DIRECTION: Copy out the data below as written; omit any images.

RECORD EXCERPTS:
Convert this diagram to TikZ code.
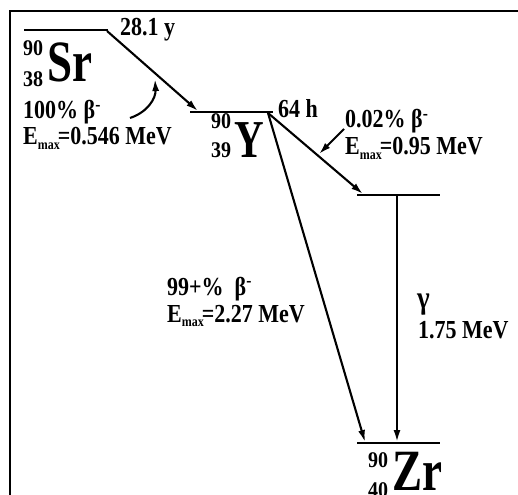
\documentclass[tikz,border=0pt]{standalone}
\usepackage{fontspec}
\setmainfont{Liberation Serif}
\usetikzlibrary{arrows.meta}
\newcommand{\Emx}[1]{E\raisebox{-4pt}{\fontsize{12}{12}\selectfont max}\kern-2pt=#1}
\begin{document}
\begin{tikzpicture}[x=1pt,y=-1pt,
  lvl/.style={line width=2.8pt},
  arr/.style={line width=2.1pt,-{Latex[length=12pt,width=7pt]}},
  frm/.style={line width=2.4pt},
  txt/.style={font=\fontsize{22}{24}\selectfont\bfseries, inner sep=0pt, anchor=base west, yscale=1.18},
  big/.style={font=\fontsize{45}{46}\selectfont\bfseries, inner sep=0pt, anchor=base west, yscale=1.3},
  idx/.style={font=\fontsize{20}{22}\selectfont\bfseries, inner sep=0pt, anchor=base west, yscale=1.12}]
\useasboundingbox (0,0) rectangle (518,494);
% frame
\coordinate (fTL) at (10,11);
\coordinate (fTR) at (520,11);
\coordinate (fBL) at (10,496);
\draw[frm] (fTR) -- (fTL) -- (fBL);
% levels
\coordinate (srA) at (24,30);   \coordinate (srB) at (108,30);
\coordinate (yA)  at (190,112); \coordinate (yB)  at (273,112);
\coordinate (exA) at (357,195); \coordinate (exB) at (440,195);
\coordinate (zrA) at (357,443); \coordinate (zrB) at (440,443);
\draw[lvl] (srA) -- (srB);
\draw[lvl] (yA) -- (yB);
\draw[lvl] (exA) -- (exB);
\draw[lvl] (zrA) -- (zrB);
% arrow end points
\coordinate (srOut) at (107,31);
\coordinate (yIn)   at (198,111);
\coordinate (yOut)  at (268,113);
\coordinate (exIn)  at (363,194);
\coordinate (zrIn)  at (365,442);
\coordinate (gTop)  at (397,195);
\coordinate (gBot)  at (397,442);
\coordinate (s1) at (344,129);
\coordinate (s2) at (319,154);
\coordinate (c1) at (130,118);
\coordinate (c2) at (155,79);
\draw[arr] (srOut) -- (yIn);
\draw[arr] (yOut) -- (exIn);
\draw[arr] (yOut) -- (zrIn);
\draw[arr] (gTop) -- (gBot);
\draw[arr] (s1) -- (s2);
\draw[arr] (c1) .. controls (148,112) and (156,98) .. (c2);
% labels
\node[txt] (tSr) at (120,36) {28.1 y};
\node[txt] (tY) at (278,118) {64 h};
\node[idx] (srm) at (23,56) {90};
\node[idx] (srz) at (23,87) {38};
\node[big] (sr) at (47,82) {Sr};
\node[idx] (ym) at (211,129) {90};
\node[idx] (yz) at (211,158) {39};
\node[big,font=\fontsize{41}{42}\selectfont\bfseries] (yy) at (234,158) {Y};
\node[idx] (zm) at (368,467) {90};
\node[idx] (zz) at (368,497) {40};
\node[big] (zr) at (392,490) {Zr};
\node[txt] (b1) at (23,119) {100\% β\textsuperscript{-}};
\node[txt] (e1) at (23,145) {\Emx{0.546 MeV}};
\node[txt] (b2) at (345,128) {0.02\% β\textsuperscript{-}};
\node[txt] (e2) at (345,155) {\Emx{0.95 MeV}};
\node[txt] (b3) at (167,295) {99+\%\ \ β\textsuperscript{-}};
\node[txt] (e3) at (167,322) {\Emx{2.27 MeV}};
\node[txt,font=\fontsize{27}{28}\selectfont\bfseries] (g) at (417,308) {γ};
\node[txt] (ge) at (418,338) {1.75 MeV};
\end{tikzpicture}
\end{document}
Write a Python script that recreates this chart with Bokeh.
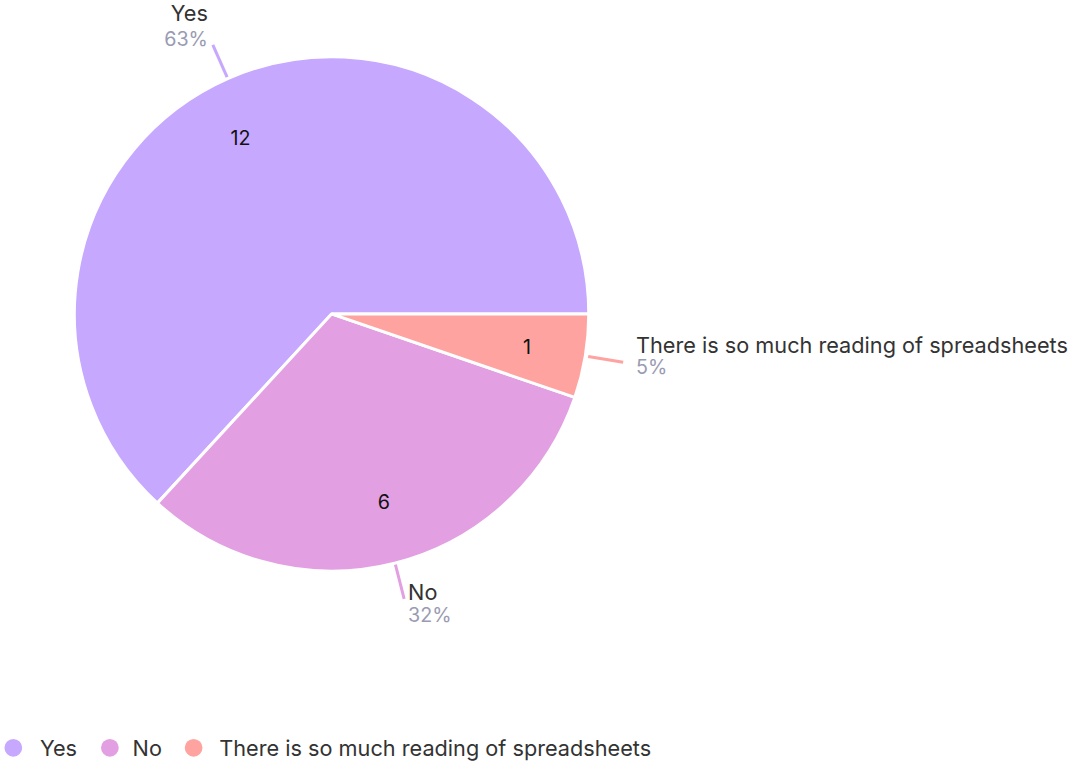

PROBLEM SOLUTION:
Convert this diagram to TikZ code.
\documentclass[tikz,border=0pt]{standalone}
\usepackage{fontspec}
\setmainfont{Liberation Serif}
\usetikzlibrary{arrows.meta}
\newcommand{\Emx}[1]{E\raisebox{-4pt}{\fontsize{12}{12}\selectfont max}\kern-2pt=#1}
\begin{document}
\begin{tikzpicture}[x=1pt,y=-1pt,
  lvl/.style={line width=2.8pt},
  arr/.style={line width=2.1pt,-{Latex[length=12pt,width=7pt]}},
  frm/.style={line width=2.4pt},
  txt/.style={font=\fontsize{22}{24}\selectfont\bfseries, inner sep=0pt, anchor=base west, yscale=1.18},
  big/.style={font=\fontsize{45}{46}\selectfont\bfseries, inner sep=0pt, anchor=base west, yscale=1.3},
  idx/.style={font=\fontsize{20}{22}\selectfont\bfseries, inner sep=0pt, anchor=base west, yscale=1.12}]
\useasboundingbox (0,0) rectangle (518,494);
% frame
\coordinate (fTL) at (10,11);
\coordinate (fTR) at (520,11);
\coordinate (fBL) at (10,496);
\draw[frm] (fTR) -- (fTL) -- (fBL);
% levels
\coordinate (srA) at (24,30);   \coordinate (srB) at (108,30);
\coordinate (yA)  at (190,112); \coordinate (yB)  at (273,112);
\coordinate (exA) at (357,195); \coordinate (exB) at (440,195);
\coordinate (zrA) at (357,443); \coordinate (zrB) at (440,443);
\draw[lvl] (srA) -- (srB);
\draw[lvl] (yA) -- (yB);
\draw[lvl] (exA) -- (exB);
\draw[lvl] (zrA) -- (zrB);
% arrow end points
\coordinate (srOut) at (107,31);
\coordinate (yIn)   at (198,111);
\coordinate (yOut)  at (268,113);
\coordinate (exIn)  at (363,194);
\coordinate (zrIn)  at (365,442);
\coordinate (gTop)  at (397,195);
\coordinate (gBot)  at (397,442);
\coordinate (s1) at (344,129);
\coordinate (s2) at (319,154);
\coordinate (c1) at (130,118);
\coordinate (c2) at (155,79);
\draw[arr] (srOut) -- (yIn);
\draw[arr] (yOut) -- (exIn);
\draw[arr] (yOut) -- (zrIn);
\draw[arr] (gTop) -- (gBot);
\draw[arr] (s1) -- (s2);
\draw[arr] (c1) .. controls (148,112) and (156,98) .. (c2);
% labels
\node[txt] (tSr) at (120,36) {28.1 y};
\node[txt] (tY) at (278,118) {64 h};
\node[idx] (srm) at (23,56) {90};
\node[idx] (srz) at (23,87) {38};
\node[big] (sr) at (47,82) {Sr};
\node[idx] (ym) at (211,129) {90};
\node[idx] (yz) at (211,158) {39};
\node[big,font=\fontsize{41}{42}\selectfont\bfseries] (yy) at (234,158) {Y};
\node[idx] (zm) at (368,467) {90};
\node[idx] (zz) at (368,497) {40};
\node[big] (zr) at (392,490) {Zr};
\node[txt] (b1) at (23,119) {100\% β\textsuperscript{-}};
\node[txt] (e1) at (23,145) {\Emx{0.546 MeV}};
\node[txt] (b2) at (345,128) {0.02\% β\textsuperscript{-}};
\node[txt] (e2) at (345,155) {\Emx{0.95 MeV}};
\node[txt] (b3) at (167,295) {99+\%\ \ β\textsuperscript{-}};
\node[txt] (e3) at (167,322) {\Emx{2.27 MeV}};
\node[txt,font=\fontsize{27}{28}\selectfont\bfseries] (g) at (417,308) {γ};
\node[txt] (ge) at (418,338) {1.75 MeV};
\end{tikzpicture}
\end{document}
Write a Python script that recreates this chart with Bokeh.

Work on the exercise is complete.